**SET PROBLEM**
Pictures aside, quote the whole listing exactly.
=== EXCERPTED DATA ===
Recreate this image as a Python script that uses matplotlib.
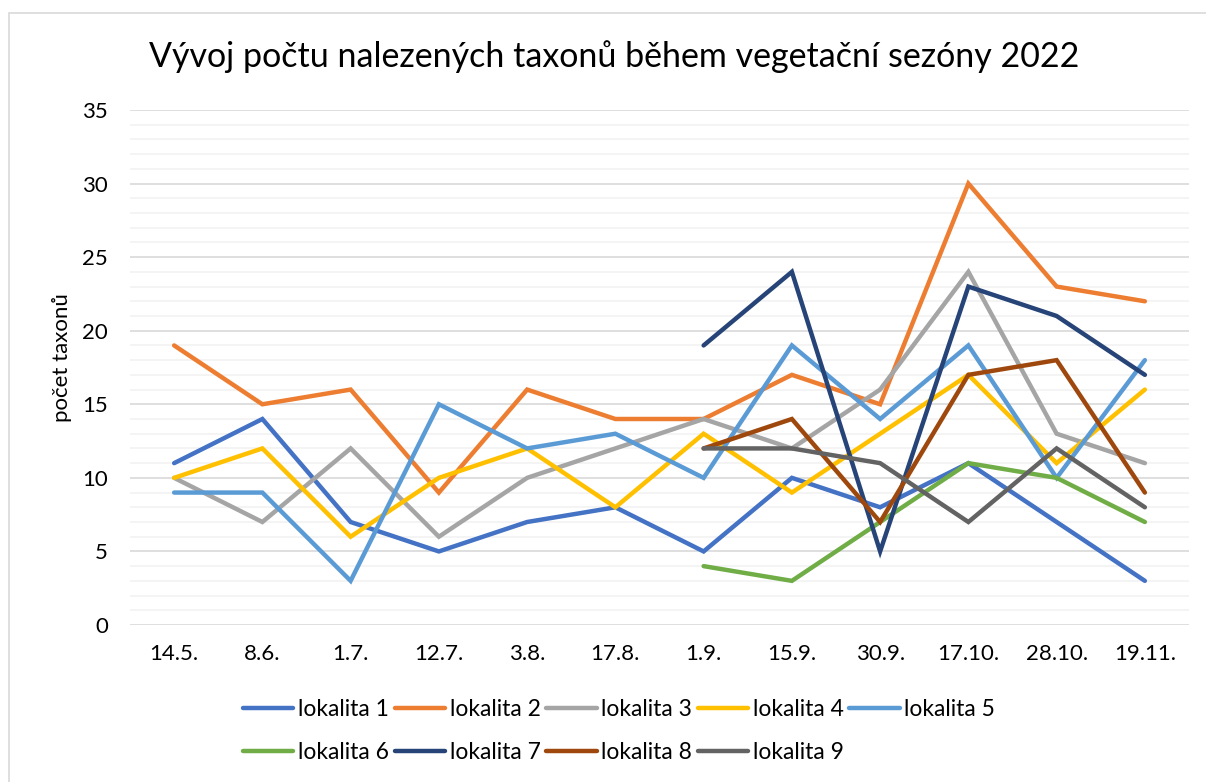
import matplotlib
matplotlib.use("Agg")
import matplotlib.pyplot as plt
import numpy as np
from matplotlib.patches import Rectangle

plt.rcParams['font.family'] = ['Lato', 'DejaVu Sans']

# Data
datumy = ["14.5.", "8.6.", "1.7.", "12.7.", "3.8.", "17.8.", "1.9.", "15.9.",
          "30.9.", "17.10.", "28.10.", "19.11."]
nan = np.nan
lok1 = [11, 14, 7, 5, 7, 8, 5, 10, 8, 11, 7, 3]
lok2 = [19, 15, 16, 9, 16, 14, 14, 17, 15, 30, 23, 22]
lok3 = [10, 7, 12, 6, 10, 12, 14, 12, 16, 24, 13, 11]
lok4 = [10, 12, 6, 10, 12, 8, 13, 9, 13, 17, 11, 16]
lok5 = [9, 9, 3, 15, 12, 13, 10, 19, 14, 19, 10, 18]
lok6 = [nan, nan, nan, nan, nan, nan, 4, 3, 7, 11, 10, 7]
lok7 = [nan, nan, nan, nan, nan, nan, 19, 24, 5, 23, 21, 17]
lok8 = [nan, nan, nan, nan, nan, nan, 12, 14, 7, 17, 18, 9]
lok9 = [nan, nan, nan, nan, nan, nan, 12, 12, 11, 7, 12, 8]

serie = [lok1, lok2, lok3, lok4, lok5, lok6, lok7, lok8, lok9]
nazvy = ["lokalita %d" % (i + 1) for i in range(9)]
barvy = ["#4472C4", "#ED7D31", "#A5A5A5", "#FFC000", "#5B9BD5",
         "#70AD47", "#264478", "#9E480E", "#636363"]

fig = plt.figure(figsize=(12.06, 7.82), dpi=100)
ax = fig.add_axes([130/1206, 1 - 625/782, (1189-130)/1206, (625-110)/782])

x = np.arange(len(datumy))
car = []
for y, n, c in zip(serie, nazvy, barvy):
    l, = ax.plot(x, y, color=c, lw=3.2, label=n, solid_capstyle='round',
                 solid_joinstyle='miter')
    car.append(l)

ax.set_xlim(-0.5, len(datumy) - 0.5)
ax.set_ylim(0, 35)
ax.set_yticks(np.arange(0, 36, 5))
ax.set_yticks(np.arange(0, 36, 1), minor=True)
ax.set_xticks(x)
ax.set_xticklabels(datumy)
ax.grid(which='major', axis='y', color='#D9D9D9', lw=1.2)
ax.grid(which='minor', axis='y', color='#F2F2F2', lw=1.2)
ax.set_axisbelow(True)
ax.tick_params(which='both', length=0, labelsize=16, colors='#000000')
ax.tick_params(axis='y', pad=16)
ax.tick_params(axis='x', pad=14)
for s in ax.spines.values():
    s.set_visible(False)

fig.text(62/1206, 1 - 358/782, "počet taxonů", rotation=90,
         ha='center', va='center', fontsize=16)
fig.text(0.5 * (150 + 1078) / 1206, 1 - 57/782,
         "Vývoj počtu nalezených taxonů během vegetační sezóny 2022",
         ha='center', va='center', fontsize=24.5)

# legenda po radcich
poradi = [0, 5, 1, 6, 2, 7, 3, 8, 4]
leg = fig.legend([car[i] for i in poradi], [nazvy[i] for i in poradi],
                 ncol=5, loc='center', bbox_to_anchor=(619/1206, 1 - 731/782),
                 frameon=False, fontsize=16.5, handlelength=2.2,
                 handletextpad=0.2, columnspacing=0.25, labelspacing=1.0)

# okraj grafu
fig.patches.append(Rectangle((8.5/1206, -0.1), 1.2, 1 - 12.5/782 + 0.1,
                             transform=fig.transFigure, fill=False,
                             edgecolor='#D9D9D9', lw=1.2))

fig.savefig("out.png", dpi=100)
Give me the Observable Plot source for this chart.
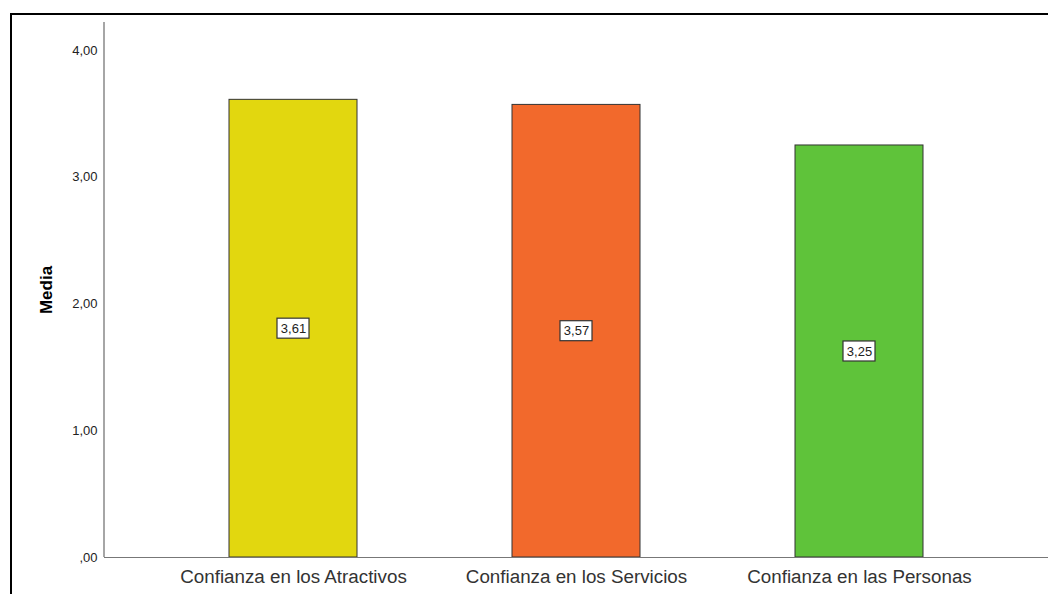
<!DOCTYPE html>
<html>
<head>
<meta charset="utf-8">
<script src="https://cdn.jsdelivr.net/npm/d3@7"></script>
<script src="https://cdn.jsdelivr.net/npm/@observablehq/plot@0.6"></script>
<style>
  html, body { margin: 0; padding: 0; background: #fff; }
  #wrap { position: relative; width: 1048px; height: 594px; overflow: hidden; }
  #frame { position: absolute; left: 10px; top: 13px; width: 1100px; height: 700px;
           border-left: 2px solid #000; border-top: 2px solid #000; pointer-events: none; }
  #chart { position: absolute; left: 0; top: 0; }
</style>
</head>
<body>
<div id="wrap"><div id="chart"></div><div id="frame"></div></div>
<script>
const categories = ["Confianza en los Atractivos", "Confianza en los Servicios", "Confianza en las Personas"];
const means = [3.61, 3.57, 3.25];
const colors = ["#e2d70f", "#f2692c", "#5fc33a"];
const yTicks = [0, 1, 2, 3, 4];
const yTickLabels = [",00", "1,00", "2,00", "3,00", "4,00"];
const yMax = 4.22;

const data = categories.map((c, i) => ({cat: categories[i], value: means[i], color: colors[i]}));
const fmt = v => v.toFixed(2).replace(".", ",");

const yAxisLine = (index, scales, values, dims) => {
  const x = dims.marginLeft;
  return d3.create("svg:line")
    .attr("x1", x).attr("x2", x)
    .attr("y1", scales.y(yMax)).attr("y2", scales.y(0))
    .attr("stroke", "#a6a6a6").attr("stroke-width", 2)
    .node();
};

const plot = Plot.plot({
  width: 1048,
  height: 594,
  marginLeft: 104,
  marginRight: 0,
  marginTop: 22,
  marginBottom: 37,
  style: {fontFamily: "'Liberation Sans', Arial, sans-serif", background: "transparent"},
  x: {domain: categories, paddingInner: 0.548, paddingOuter: 0.441, label: null},
  y: {domain: [0, yMax], label: null},
  marks: [
    Plot.barY(data, {x: "cat", y: "value", fill: "color", stroke: "#333", strokeWidth: 1}),
    Plot.ruleY([0], {stroke: "#777", strokeWidth: 1}),
    yAxisLine,
    Plot.axisY({ticks: yTicks, tickFormat: (d) => yTickLabels[yTicks.indexOf(d)], tickSize: 0, tickPadding: 7, fontSize: 13, fill: "#222", label: null}),
    Plot.axisX({tickSize: 0, tickPadding: 12, fontSize: 18.8, fill: "#333", label: null}),
    Plot.text(["Media"], {frameAnchor: "left", textAnchor: "middle", dx: -58, rotate: -90, fontWeight: "bold", fontSize: 17, fill: "#000"}),
    Plot.barY(data, {x: "cat", y1: d => d.value / 2, y2: d => d.value / 2,
      insetLeft: 48, insetRight: 48, insetTop: -10, insetBottom: -10,
      fill: "#fff", stroke: "#333", strokeWidth: 1.2}),
    Plot.text(data, {x: "cat", y: d => d.value / 2, text: d => fmt(d.value), fontSize: 13, fill: "#222"})
  ]
});
document.getElementById("chart").appendChild(plot);
</script>
</body>
</html>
===
**IN RESPONSE**
Recreate this image as a Python script that uses matplotlib.
import matplotlib
matplotlib.use("Agg")
import matplotlib.pyplot as plt
import numpy as np
from matplotlib.patches import Rectangle

plt.rcParams['font.family'] = ['Lato', 'DejaVu Sans']

# Data
datumy = ["14.5.", "8.6.", "1.7.", "12.7.", "3.8.", "17.8.", "1.9.", "15.9.",
          "30.9.", "17.10.", "28.10.", "19.11."]
nan = np.nan
lok1 = [11, 14, 7, 5, 7, 8, 5, 10, 8, 11, 7, 3]
lok2 = [19, 15, 16, 9, 16, 14, 14, 17, 15, 30, 23, 22]
lok3 = [10, 7, 12, 6, 10, 12, 14, 12, 16, 24, 13, 11]
lok4 = [10, 12, 6, 10, 12, 8, 13, 9, 13, 17, 11, 16]
lok5 = [9, 9, 3, 15, 12, 13, 10, 19, 14, 19, 10, 18]
lok6 = [nan, nan, nan, nan, nan, nan, 4, 3, 7, 11, 10, 7]
lok7 = [nan, nan, nan, nan, nan, nan, 19, 24, 5, 23, 21, 17]
lok8 = [nan, nan, nan, nan, nan, nan, 12, 14, 7, 17, 18, 9]
lok9 = [nan, nan, nan, nan, nan, nan, 12, 12, 11, 7, 12, 8]

serie = [lok1, lok2, lok3, lok4, lok5, lok6, lok7, lok8, lok9]
nazvy = ["lokalita %d" % (i + 1) for i in range(9)]
barvy = ["#4472C4", "#ED7D31", "#A5A5A5", "#FFC000", "#5B9BD5",
         "#70AD47", "#264478", "#9E480E", "#636363"]

fig = plt.figure(figsize=(12.06, 7.82), dpi=100)
ax = fig.add_axes([130/1206, 1 - 625/782, (1189-130)/1206, (625-110)/782])

x = np.arange(len(datumy))
car = []
for y, n, c in zip(serie, nazvy, barvy):
    l, = ax.plot(x, y, color=c, lw=3.2, label=n, solid_capstyle='round',
                 solid_joinstyle='miter')
    car.append(l)

ax.set_xlim(-0.5, len(datumy) - 0.5)
ax.set_ylim(0, 35)
ax.set_yticks(np.arange(0, 36, 5))
ax.set_yticks(np.arange(0, 36, 1), minor=True)
ax.set_xticks(x)
ax.set_xticklabels(datumy)
ax.grid(which='major', axis='y', color='#D9D9D9', lw=1.2)
ax.grid(which='minor', axis='y', color='#F2F2F2', lw=1.2)
ax.set_axisbelow(True)
ax.tick_params(which='both', length=0, labelsize=16, colors='#000000')
ax.tick_params(axis='y', pad=16)
ax.tick_params(axis='x', pad=14)
for s in ax.spines.values():
    s.set_visible(False)

fig.text(62/1206, 1 - 358/782, "počet taxonů", rotation=90,
         ha='center', va='center', fontsize=16)
fig.text(0.5 * (150 + 1078) / 1206, 1 - 57/782,
         "Vývoj počtu nalezených taxonů během vegetační sezóny 2022",
         ha='center', va='center', fontsize=24.5)

# legenda po radcich
poradi = [0, 5, 1, 6, 2, 7, 3, 8, 4]
leg = fig.legend([car[i] for i in poradi], [nazvy[i] for i in poradi],
                 ncol=5, loc='center', bbox_to_anchor=(619/1206, 1 - 731/782),
                 frameon=False, fontsize=16.5, handlelength=2.2,
                 handletextpad=0.2, columnspacing=0.25, labelspacing=1.0)

# okraj grafu
fig.patches.append(Rectangle((8.5/1206, -0.1), 1.2, 1 - 12.5/782 + 0.1,
                             transform=fig.transFigure, fill=False,
                             edgecolor='#D9D9D9', lw=1.2))

fig.savefig("out.png", dpi=100)
Give me the Observable Plot source for this chart.
<!DOCTYPE html>
<html>
<head>
<meta charset="utf-8">
<script src="https://cdn.jsdelivr.net/npm/d3@7"></script>
<script src="https://cdn.jsdelivr.net/npm/@observablehq/plot@0.6"></script>
<style>
  html, body { margin: 0; padding: 0; background: #fff; }
  #wrap { position: relative; width: 1048px; height: 594px; overflow: hidden; }
  #frame { position: absolute; left: 10px; top: 13px; width: 1100px; height: 700px;
           border-left: 2px solid #000; border-top: 2px solid #000; pointer-events: none; }
  #chart { position: absolute; left: 0; top: 0; }
</style>
</head>
<body>
<div id="wrap"><div id="chart"></div><div id="frame"></div></div>
<script>
const categories = ["Confianza en los Atractivos", "Confianza en los Servicios", "Confianza en las Personas"];
const means = [3.61, 3.57, 3.25];
const colors = ["#e2d70f", "#f2692c", "#5fc33a"];
const yTicks = [0, 1, 2, 3, 4];
const yTickLabels = [",00", "1,00", "2,00", "3,00", "4,00"];
const yMax = 4.22;

const data = categories.map((c, i) => ({cat: categories[i], value: means[i], color: colors[i]}));
const fmt = v => v.toFixed(2).replace(".", ",");

const yAxisLine = (index, scales, values, dims) => {
  const x = dims.marginLeft;
  return d3.create("svg:line")
    .attr("x1", x).attr("x2", x)
    .attr("y1", scales.y(yMax)).attr("y2", scales.y(0))
    .attr("stroke", "#a6a6a6").attr("stroke-width", 2)
    .node();
};

const plot = Plot.plot({
  width: 1048,
  height: 594,
  marginLeft: 104,
  marginRight: 0,
  marginTop: 22,
  marginBottom: 37,
  style: {fontFamily: "'Liberation Sans', Arial, sans-serif", background: "transparent"},
  x: {domain: categories, paddingInner: 0.548, paddingOuter: 0.441, label: null},
  y: {domain: [0, yMax], label: null},
  marks: [
    Plot.barY(data, {x: "cat", y: "value", fill: "color", stroke: "#333", strokeWidth: 1}),
    Plot.ruleY([0], {stroke: "#777", strokeWidth: 1}),
    yAxisLine,
    Plot.axisY({ticks: yTicks, tickFormat: (d) => yTickLabels[yTicks.indexOf(d)], tickSize: 0, tickPadding: 7, fontSize: 13, fill: "#222", label: null}),
    Plot.axisX({tickSize: 0, tickPadding: 12, fontSize: 18.8, fill: "#333", label: null}),
    Plot.text(["Media"], {frameAnchor: "left", textAnchor: "middle", dx: -58, rotate: -90, fontWeight: "bold", fontSize: 17, fill: "#000"}),
    Plot.barY(data, {x: "cat", y1: d => d.value / 2, y2: d => d.value / 2,
      insetLeft: 48, insetRight: 48, insetTop: -10, insetBottom: -10,
      fill: "#fff", stroke: "#333", strokeWidth: 1.2}),
    Plot.text(data, {x: "cat", y: d => d.value / 2, text: d => fmt(d.value), fontSize: 13, fill: "#222"})
  ]
});
document.getElementById("chart").appendChild(plot);
</script>
</body>
</html>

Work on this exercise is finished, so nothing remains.